Reproduce each line of the material exactly, minus any picture.

→ AVAILABLE DATA:
= = = = =

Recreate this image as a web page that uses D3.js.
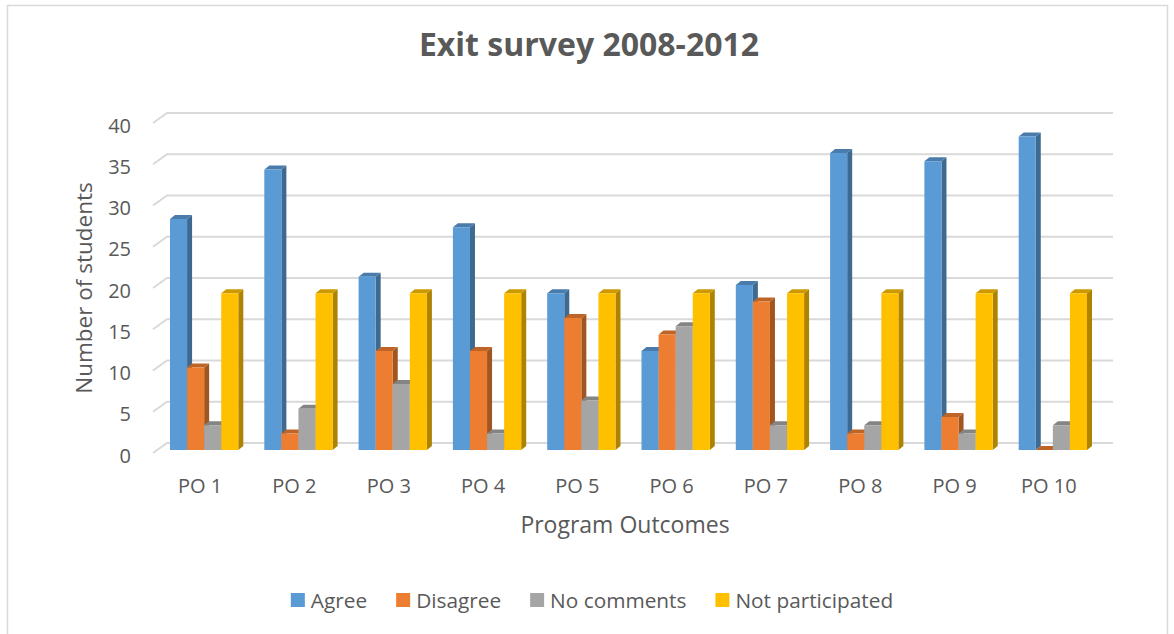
<!DOCTYPE html>
<html>
<head>
<meta charset="utf-8">
<script src="https://cdn.jsdelivr.net/npm/d3@7"></script>
<style>
  body { margin: 0; background: #fff; }
  text { font-family: "Open Sans", sans-serif; fill: #595959; }
</style>
</head>
<body>
<div id="chart"></div>
<script>
(function() {

// chart data
const categories = ["PO 1", "PO 2", "PO 3", "PO 4", "PO 5", "PO 6", "PO 7", "PO 8", "PO 9", "PO 10"];
const seriesNames = ["Agree", "Disagree", "No comments", "Not participated"];
const agree = [28, 34, 21, 27, 19, 12, 20, 36, 35, 38];
const disagree = [10, 2, 12, 12, 16, 14, 18, 2, 4, 0];
const noComments = [3, 5, 8, 2, 6, 15, 3, 3, 2, 3];
const notParticipated = [19, 19, 19, 19, 19, 19, 19, 19, 19, 19];
const yTicks = [0, 5, 10, 15, 20, 25, 30, 35, 40];
const colors = ["#5b9bd5", "#ed7d31", "#a5a5a5", "#ffc000"];

const seriesValues = [agree, disagree, noComments, notParticipated];

const W = 1174, H = 634;

// 3d offsets: wall depth and bar depth
const wallDX = 14, wallDY = 10;
const barShiftX = 4, barShiftY = 3;
const barDX = 5, barDY = 4;

const svg = d3.select("#chart")
  .append("svg")
  .attr("width", W)
  .attr("height", H);

// chart border
svg.append("rect")
  .attr("x", 7.5).attr("y", 5.5)
  .attr("width", 1160).attr("height", 640)
  .attr("fill", "#fff")
  .attr("stroke", "#d9d9d9")
  .attr("stroke-width", 1.5);

// scales (front plane)
const x = d3.scaleBand()
  .domain(categories)
  .range([153, 1096])
  .paddingInner(0.2757)
  .paddingOuter(0.1379);

const xs = d3.scaleBand()
  .domain(seriesNames)
  .range([0, x.bandwidth()]);

const y = d3.scaleLinear()
  .domain([0, 40])
  .range([453, 123]);

// gridlines: side wall + back wall
const grid = svg.append("g");
yTicks.forEach(t => {
  const yy = y(t);
  grid.append("path")
    .attr("d", `M153,${yy} L${153 + wallDX},${yy - wallDY} L${1096 + wallDX + 3},${yy - wallDY}`)
    .attr("fill", "none")
    .attr("stroke", "#d9d9d9")
    .attr("stroke-width", 2);
});

// y tick labels
svg.append("g")
  .selectAll("text")
  .data(yTicks)
  .join("text")
  .attr("x", 131)
  .attr("y", d => y(d) + 2)
  .attr("text-anchor", "end")
  .attr("dominant-baseline", "central")
  .style("font-size", "20px")
  .text(d => d);

// x category labels
svg.append("g")
  .selectAll("text")
  .data(categories)
  .join("text")
  .attr("x", d => x(d) - x.step() * x.paddingOuter() + x.step() / 2)
  .attr("y", 492.5)
  .attr("text-anchor", "middle")
  .style("font-size", "20px")
  .text(d => d);

// bars, drawn left to right so each bar covers its neighbour's side face
const shade = (c, k) => {
  const r = d3.rgb(c);
  return d3.rgb(r.r * k, r.g * k, r.b * k).formatHex();
};

const bars = svg.append("g");
categories.forEach((cat, i) => {
  seriesNames.forEach((s, j) => {
    const v = seriesValues[j][i];
    const x0 = x(cat) + xs(s) + barShiftX;
    const w = xs.bandwidth();
    const yb = y(0) - barShiftY;
    const yt = y(v) - barShiftY;
    const g = bars.append("g");
    g.append("path")
      .attr("d", `M${x0 + w},${yt} L${x0 + w + barDX},${yt - barDY} L${x0 + w + barDX},${yb - barDY} L${x0 + w},${yb} Z`)
      .attr("fill", shade(colors[j], 0.68));
    g.append("path")
      .attr("d", `M${x0},${yt} L${x0 + barDX},${yt - barDY} L${x0 + w + barDX},${yt - barDY} L${x0 + w},${yt} Z`)
      .attr("fill", shade(colors[j], 0.8));
    g.append("rect")
      .attr("x", x0)
      .attr("y", yt)
      .attr("width", w)
      .attr("height", yb - yt)
      .attr("fill", colors[j]);
  });
});

// title
svg.append("text")
  .attr("x", 589)
  .attr("y", 56)
  .attr("text-anchor", "middle")
  .style("font-size", "32px")
  .style("font-weight", "bold")
  .text("Exit survey 2008-2012");

// axis titles
svg.append("text")
  .attr("transform", "translate(83,288) rotate(-90)")
  .attr("text-anchor", "middle")
  .attr("dominant-baseline", "central")
  .style("font-size", "22.5px")
  .text("Number of students");

svg.append("text")
  .attr("x", 625)
  .attr("y", 533)
  .attr("text-anchor", "middle")
  .style("font-size", "23px")
  .text("Program Outcomes");

// legend
const legend = svg.append("g");
let lx = 0;
seriesNames.forEach((s, j) => {
  const item = legend.append("g").attr("transform", `translate(${lx},0)`);
  item.append("rect")
    .attr("x", 0).attr("y", -7)
    .attr("width", 14).attr("height", 14)
    .attr("fill", colors[j]);
  const t = item.append("text")
    .attr("x", 20)
    .attr("y", 0)
    .attr("dominant-baseline", "central")
    .style("font-size", "20.8px")
    .text(s);
  lx += 20 + t.node().getComputedTextLength() + 29;
});
const legendW = lx - 29;
legend.attr("transform", `translate(${592 - legendW / 2},600)`);

})();
</script>
</body>
</html>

= = = = =

→ ANSWER TO THIS PROBLEM:
Recreate this image as a web page that uses D3.js.
<!DOCTYPE html>
<html>
<head>
<meta charset="utf-8">
<script src="https://cdn.jsdelivr.net/npm/d3@7"></script>
<style>
  body { margin: 0; background: #fff; }
  text { font-family: "Open Sans", sans-serif; fill: #595959; }
</style>
</head>
<body>
<div id="chart"></div>
<script>
(function() {

// chart data
const categories = ["PO 1", "PO 2", "PO 3", "PO 4", "PO 5", "PO 6", "PO 7", "PO 8", "PO 9", "PO 10"];
const seriesNames = ["Agree", "Disagree", "No comments", "Not participated"];
const agree = [28, 34, 21, 27, 19, 12, 20, 36, 35, 38];
const disagree = [10, 2, 12, 12, 16, 14, 18, 2, 4, 0];
const noComments = [3, 5, 8, 2, 6, 15, 3, 3, 2, 3];
const notParticipated = [19, 19, 19, 19, 19, 19, 19, 19, 19, 19];
const yTicks = [0, 5, 10, 15, 20, 25, 30, 35, 40];
const colors = ["#5b9bd5", "#ed7d31", "#a5a5a5", "#ffc000"];

const seriesValues = [agree, disagree, noComments, notParticipated];

const W = 1174, H = 634;

// 3d offsets: wall depth and bar depth
const wallDX = 14, wallDY = 10;
const barShiftX = 4, barShiftY = 3;
const barDX = 5, barDY = 4;

const svg = d3.select("#chart")
  .append("svg")
  .attr("width", W)
  .attr("height", H);

// chart border
svg.append("rect")
  .attr("x", 7.5).attr("y", 5.5)
  .attr("width", 1160).attr("height", 640)
  .attr("fill", "#fff")
  .attr("stroke", "#d9d9d9")
  .attr("stroke-width", 1.5);

// scales (front plane)
const x = d3.scaleBand()
  .domain(categories)
  .range([153, 1096])
  .paddingInner(0.2757)
  .paddingOuter(0.1379);

const xs = d3.scaleBand()
  .domain(seriesNames)
  .range([0, x.bandwidth()]);

const y = d3.scaleLinear()
  .domain([0, 40])
  .range([453, 123]);

// gridlines: side wall + back wall
const grid = svg.append("g");
yTicks.forEach(t => {
  const yy = y(t);
  grid.append("path")
    .attr("d", `M153,${yy} L${153 + wallDX},${yy - wallDY} L${1096 + wallDX + 3},${yy - wallDY}`)
    .attr("fill", "none")
    .attr("stroke", "#d9d9d9")
    .attr("stroke-width", 2);
});

// y tick labels
svg.append("g")
  .selectAll("text")
  .data(yTicks)
  .join("text")
  .attr("x", 131)
  .attr("y", d => y(d) + 2)
  .attr("text-anchor", "end")
  .attr("dominant-baseline", "central")
  .style("font-size", "20px")
  .text(d => d);

// x category labels
svg.append("g")
  .selectAll("text")
  .data(categories)
  .join("text")
  .attr("x", d => x(d) - x.step() * x.paddingOuter() + x.step() / 2)
  .attr("y", 492.5)
  .attr("text-anchor", "middle")
  .style("font-size", "20px")
  .text(d => d);

// bars, drawn left to right so each bar covers its neighbour's side face
const shade = (c, k) => {
  const r = d3.rgb(c);
  return d3.rgb(r.r * k, r.g * k, r.b * k).formatHex();
};

const bars = svg.append("g");
categories.forEach((cat, i) => {
  seriesNames.forEach((s, j) => {
    const v = seriesValues[j][i];
    const x0 = x(cat) + xs(s) + barShiftX;
    const w = xs.bandwidth();
    const yb = y(0) - barShiftY;
    const yt = y(v) - barShiftY;
    const g = bars.append("g");
    g.append("path")
      .attr("d", `M${x0 + w},${yt} L${x0 + w + barDX},${yt - barDY} L${x0 + w + barDX},${yb - barDY} L${x0 + w},${yb} Z`)
      .attr("fill", shade(colors[j], 0.68));
    g.append("path")
      .attr("d", `M${x0},${yt} L${x0 + barDX},${yt - barDY} L${x0 + w + barDX},${yt - barDY} L${x0 + w},${yt} Z`)
      .attr("fill", shade(colors[j], 0.8));
    g.append("rect")
      .attr("x", x0)
      .attr("y", yt)
      .attr("width", w)
      .attr("height", yb - yt)
      .attr("fill", colors[j]);
  });
});

// title
svg.append("text")
  .attr("x", 589)
  .attr("y", 56)
  .attr("text-anchor", "middle")
  .style("font-size", "32px")
  .style("font-weight", "bold")
  .text("Exit survey 2008-2012");

// axis titles
svg.append("text")
  .attr("transform", "translate(83,288) rotate(-90)")
  .attr("text-anchor", "middle")
  .attr("dominant-baseline", "central")
  .style("font-size", "22.5px")
  .text("Number of students");

svg.append("text")
  .attr("x", 625)
  .attr("y", 533)
  .attr("text-anchor", "middle")
  .style("font-size", "23px")
  .text("Program Outcomes");

// legend
const legend = svg.append("g");
let lx = 0;
seriesNames.forEach((s, j) => {
  const item = legend.append("g").attr("transform", `translate(${lx},0)`);
  item.append("rect")
    .attr("x", 0).attr("y", -7)
    .attr("width", 14).attr("height", 14)
    .attr("fill", colors[j]);
  const t = item.append("text")
    .attr("x", 20)
    .attr("y", 0)
    .attr("dominant-baseline", "central")
    .style("font-size", "20.8px")
    .text(s);
  lx += 20 + t.node().getComputedTextLength() + 29;
});
const legendW = lx - 29;
legend.attr("transform", `translate(${592 - legendW / 2},600)`);

})();
</script>
</body>
</html>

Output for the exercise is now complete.